Pt1–O4 as active sites boosting CO oxidation via a non-classical Mars–van Krevelen mechanism

Abstract

Single-atom catalysts (SACs) exhibit excellent performance for various catalytic reactions but it is still challenging to have adequate total activity for practical applications. Here we report the high-valence, square planar Pt₁–O₄ as an active site that enables significantly to increase the total activity of the Pt₁/Fe₂O₃ SAC with a Pt loading of only ∼30 ppm, which is similar to that of a 1.0 wt% nano-Pt/Fe₂O₃, for CO oxidation at 350 °C. Density functional theory calculations reveal that Pt₁–O₄ catalyzes CO oxidation through a non-classical Mars–van Krevelen mechanism.
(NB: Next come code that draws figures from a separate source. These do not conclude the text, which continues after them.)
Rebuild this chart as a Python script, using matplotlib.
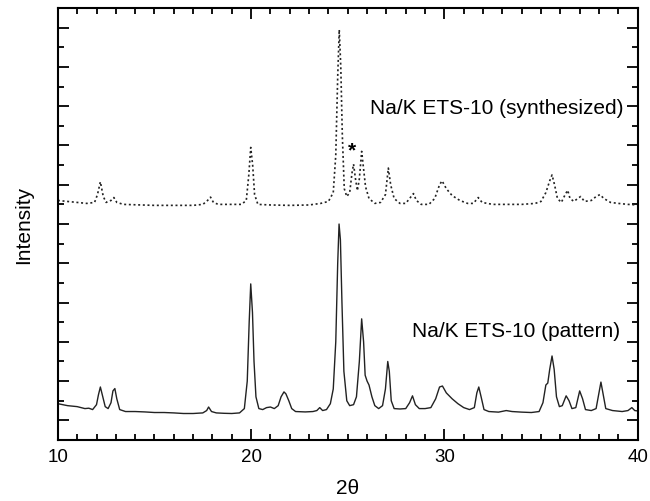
import matplotlib.pyplot as plt
from matplotlib.ticker import MultipleLocator, NullFormatter

plt.rcParams['font.family'] = ['Liberation Sans', 'DejaVu Sans']

# Na/K ETS-10 reference pattern (solid), 2theta vs intensity (arb. units)
pattern_2theta = [
    10.0, 10.5, 11.0, 11.4, 11.6, 11.8, 12.0, 12.1, 12.2, 12.3, 12.45, 12.6,
    12.75, 12.85, 12.95, 13.05, 13.2, 13.5, 14.0, 14.5, 15.0, 15.5, 16.0, 16.5,
    17.0, 17.5, 17.7, 17.8, 17.95, 18.2, 18.6, 19.0, 19.4, 19.65, 19.8, 19.9,
    19.98, 20.07, 20.15, 20.25, 20.4, 20.6, 20.8, 21.0, 21.2, 21.4, 21.55, 21.7,
    21.8, 21.95, 22.1, 22.3, 22.8, 23.2, 23.4, 23.55, 23.7, 23.9, 24.1, 24.25,
    24.38, 24.48, 24.55, 24.62, 24.7, 24.8, 24.95, 25.1, 25.3, 25.45, 25.6, 25.72,
    25.82, 25.9, 26.0, 26.1, 26.25, 26.4, 26.6, 26.8, 26.95, 27.07, 27.15, 27.25,
    27.4, 27.7, 28.0, 28.2, 28.35, 28.5, 28.7, 29.0, 29.3, 29.55, 29.75, 29.9,
    30.1, 30.4, 30.7, 31.0, 31.3, 31.55, 31.68, 31.78, 31.9, 32.05, 32.3, 32.8,
    33.2, 33.5, 34.0, 34.5, 34.9, 35.1, 35.25, 35.35, 35.45, 35.57, 35.68, 35.8,
    35.95, 36.1, 36.3, 36.45, 36.6, 36.8, 37.0, 37.15, 37.3, 37.6, 37.85, 38.0,
    38.1, 38.2, 38.35, 38.7, 39.2, 39.5, 39.7, 39.85, 40.0,
]
pattern_int = [
    1.85, 1.75, 1.7, 1.6, 1.62, 1.55, 1.8, 2.3, 2.7, 2.3, 1.7, 1.6,
    1.9, 2.5, 2.62, 2.1, 1.55, 1.45, 1.45, 1.43, 1.4, 1.4, 1.38, 1.35,
    1.35, 1.38, 1.5, 1.68, 1.45, 1.38, 1.36, 1.35, 1.38, 1.6, 3.0, 6.0,
    7.95, 6.5, 4.0, 2.2, 1.6, 1.55, 1.65, 1.68, 1.6, 1.75, 2.2, 2.45,
    2.35, 2.0, 1.6, 1.45, 1.43, 1.45, 1.5, 1.65, 1.5, 1.55, 1.85, 2.6,
    5.0, 9.0, 11.0, 10.2, 7.0, 3.5, 2.0, 1.75, 1.8, 2.2, 4.0, 6.17,
    5.0, 3.3, 3.0, 2.8, 2.2, 1.75, 1.6, 1.75, 2.6, 4.0, 3.5, 2.0,
    1.6, 1.58, 1.6, 1.9, 2.25, 1.8, 1.6, 1.6, 1.65, 2.1, 2.7, 2.75,
    2.4, 2.1, 1.85, 1.65, 1.55, 1.65, 2.4, 2.7, 2.2, 1.55, 1.45, 1.42,
    1.5, 1.45, 1.42, 1.4, 1.45, 1.9, 2.8, 2.9, 3.6, 4.28, 3.6, 2.2,
    1.7, 1.75, 2.25, 2.0, 1.6, 1.65, 2.5, 2.1, 1.55, 1.5, 1.6, 2.4,
    2.95, 2.4, 1.6, 1.5, 1.45, 1.5, 1.65, 1.5, 1.48,
]

# Na/K ETS-10 synthesized (dotted, offset upwards)
synth_2theta = [
    10.0, 10.5, 11.0, 11.5, 11.9, 12.05, 12.2, 12.35, 12.5, 12.75, 12.9, 13.05,
    13.4, 14.0, 15.0, 16.0, 17.0, 17.5, 17.7, 17.9, 18.05, 18.3, 19.0, 19.5,
    19.75, 19.88, 19.98, 20.08, 20.18, 20.35, 21.0, 22.0, 23.0, 23.6, 24.0, 24.25,
    24.38, 24.48, 24.56, 24.64, 24.72, 24.82, 24.95, 25.1, 25.22, 25.3, 25.4, 25.5,
    25.6, 25.72, 25.82, 25.92, 26.1, 26.4, 26.7, 26.95, 27.1, 27.22, 27.4, 27.7,
    28.0, 28.2, 28.4, 28.55, 28.8, 29.2, 29.5, 29.75, 29.88, 30.1, 30.4, 30.8,
    31.2, 31.5, 31.75, 31.95, 32.5, 33.0, 34.0, 34.7, 35.0, 35.25, 35.45, 35.57,
    35.7, 35.85, 36.05, 36.25, 36.38, 36.5, 36.7, 36.9, 37.05, 37.25, 37.6, 37.85,
    38.05, 38.25, 38.6, 39.0, 39.5, 40.0,
]
synth_int = [
    12.2, 12.15, 12.1, 12.05, 12.1, 12.5, 13.15, 12.4, 12.1, 12.2, 12.35, 12.1,
    12.0, 11.98, 11.95, 11.95, 11.95, 12.0, 12.15, 12.37, 12.1, 12.0, 12.0, 12.0,
    12.2, 13.5, 14.9, 14.0, 12.5, 12.0, 11.97, 11.95, 11.97, 12.05, 12.15, 12.6,
    14.5, 18.5, 20.9, 19.0, 15.5, 12.8, 12.4, 12.6, 13.6, 14.05, 13.3, 12.7,
    13.3, 14.7, 13.8, 12.9, 12.3, 12.05, 12.1, 12.5, 13.85, 13.0, 12.3, 12.05,
    12.05, 12.3, 12.55, 12.2, 12.0, 12.0, 12.3, 13.0, 13.2, 12.8, 12.45, 12.2,
    12.05, 12.05, 12.35, 12.1, 12.0, 12.0, 12.0, 12.05, 12.15, 12.6, 13.2, 13.5,
    13.0, 12.3, 12.1, 12.5, 12.72, 12.3, 12.15, 12.3, 12.4, 12.15, 12.2, 12.4,
    12.5, 12.3, 12.1, 12.05, 12.0, 11.97,
]

labels = ['Na/K ETS-10 (synthesized)', 'Na/K ETS-10 (pattern)']

fig = plt.figure(figsize=(6.5, 5.02), dpi=100)
ax = fig.add_axes([0.089, 0.1215, 0.892, 0.8605])

ax.plot(synth_2theta, synth_int, color='#222222', lw=1.2, linestyle=(0, (1.2, 1.6)))
ax.plot(pattern_2theta, pattern_int, color='#222222', lw=1.0)

ax.text(39.25, 16.95, labels[0], ha='right', va='center', fontsize=15)
ax.text(39.08, 5.56, labels[1], ha='right', va='center', fontsize=15)
ax.text(25.22, 14.75, '*', ha='center', va='center', fontsize=15, fontweight='bold')

ax.set_xlim(10, 40)
ax.set_ylim(0, 22)
ax.xaxis.set_major_locator(MultipleLocator(10))
ax.xaxis.set_minor_locator(MultipleLocator(1))
ax.set_yticks(range(1, 22, 2))
ax.yaxis.set_minor_locator(MultipleLocator(1))
ax.yaxis.set_major_formatter(NullFormatter())

ax.tick_params(which='both', direction='in', top=True, right=True, width=1.3, labelsize=13.5, pad=6)
ax.tick_params(which='major', length=8)
ax.tick_params(which='minor', length=4)
for s in ax.spines.values():
    s.set_linewidth(1.5)

ax.set_xlabel('2θ', fontsize=15, labelpad=9)
ax.set_ylabel('Intensity', fontsize=15, labelpad=12)

fig.savefig('out.png', dpi=100)
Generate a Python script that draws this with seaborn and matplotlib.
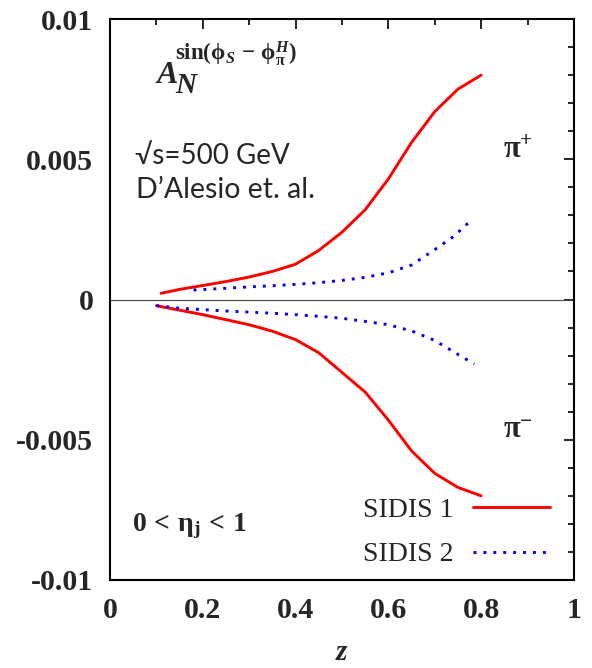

The adsorbed O₂ on Pt₁ atoms activates the coordination oxygen in the Pt₁–O₄ configuration, and then a barrierless O₂ dissociation occurs on the Pt₁–Fe₂ triangle to replenish the consumed coordination oxygen by the cooperative action of Pt 5d and Fe 3d electrons. This work provides a new fundamental understanding of oxidation catalysis on stable and active SACs, providing guidance for rationally designing future heterogeneous catalysts.